Basalt council members vow to pare down closed sessions
Basalt town government has held so many executive sessions this year that even some members of the Town Council are saying “Enough.”
The council has held 24 regular or special meetings through August this year. The agendas show they went into executive sessions, which are closed to the public, 11 times. For comparison, the Aspen City Council has met six times in executive session so far this year, according to the City Clerk’s Office.
The Basalt issue came to a head Tuesday when Councilman Mark Kittle refused to participate in a closed meeting between Town Attorney Tom Smith and the council to discuss Town Manager Mike Scanlon’s resignation and the potential purchase of property at the former Pan and Fork Mobile Home Park site.
Kittle said he felt the council was holding too many closed-door sessions on Smith’s advice. He said he found most of them to be unnecessary.
“We’re like the Knights Templar, always meeting in secret.” — Basalt Councilman Mark Kittle
“I’m just tired of all the secret crap,” Kittle said outside the meeting.

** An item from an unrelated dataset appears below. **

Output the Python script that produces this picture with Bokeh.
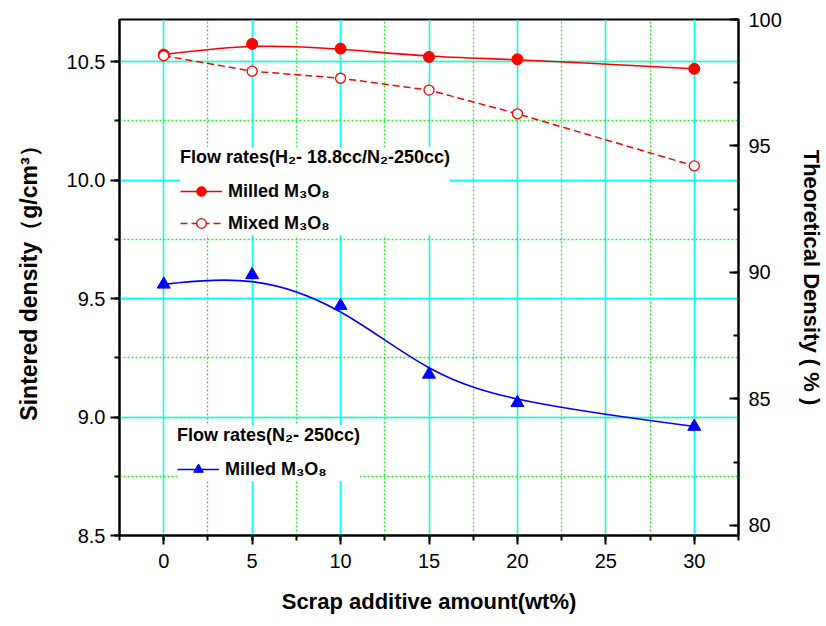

The town government also has come under fire from residents who allege it is abusing executive session law. Resident Mary Kenyon said earlier this month that her research indicates the town isn’t properly identifying the need for its executive sessions. The notices are too broad and don’t offer specificity, she said.
The latest notice broke ranks with earlier practice and offered more detail on the need for the closed sessions. Rather than saying it was meeting for a personnel matter, as it has in the past, the notice said the council would receive legal advice regarding the “Mike Scanlon personnel matter.”
Also, rather than just saying it needed to discuss a negotiating position, as it has in the past, the notice said the negotiations pertained to property owned by Roaring Fork Community Development Corp.
Greater detail isn’t the issue for Kittle; he questions the need for the closed meetings. He said Thursday he is meeting with Smith today to voice his concerns.
“We’re like the Knights Templar, always meeting in secret,” Kittle said, referring to the order of knights that was allegedly disbanded 700 years ago but thought by some to merely have gone underground and still be in existence.
Other members of the council also have indicated they want a clear policy on when they will go into executive session. Mayor Jacque Whitsitt and Councilmen Auden Schendler and Gary Tennenbaum expressed support for such a policy at Tuesday’s meeting.
Schendler said Thursday that he supports drastically reducing the closed meetings.
“I think we could cut back to near zero,” he said.
Whitsitt said Smith is working on a policy that will be reviewed by the council. She said she supports reducing the number of executive sessions and providing more specific information about the topic on agendas when they are necessary.
When a government is vague and cites a Colorado Revised Statutes number as justification for the closed meeting, it can be confusing and frustrating for residents because it is hard to understand, she said.
“The whole deal about executive sessions seems hocus-pocus, and it doesn’t need to be that way,” Whitsitt said.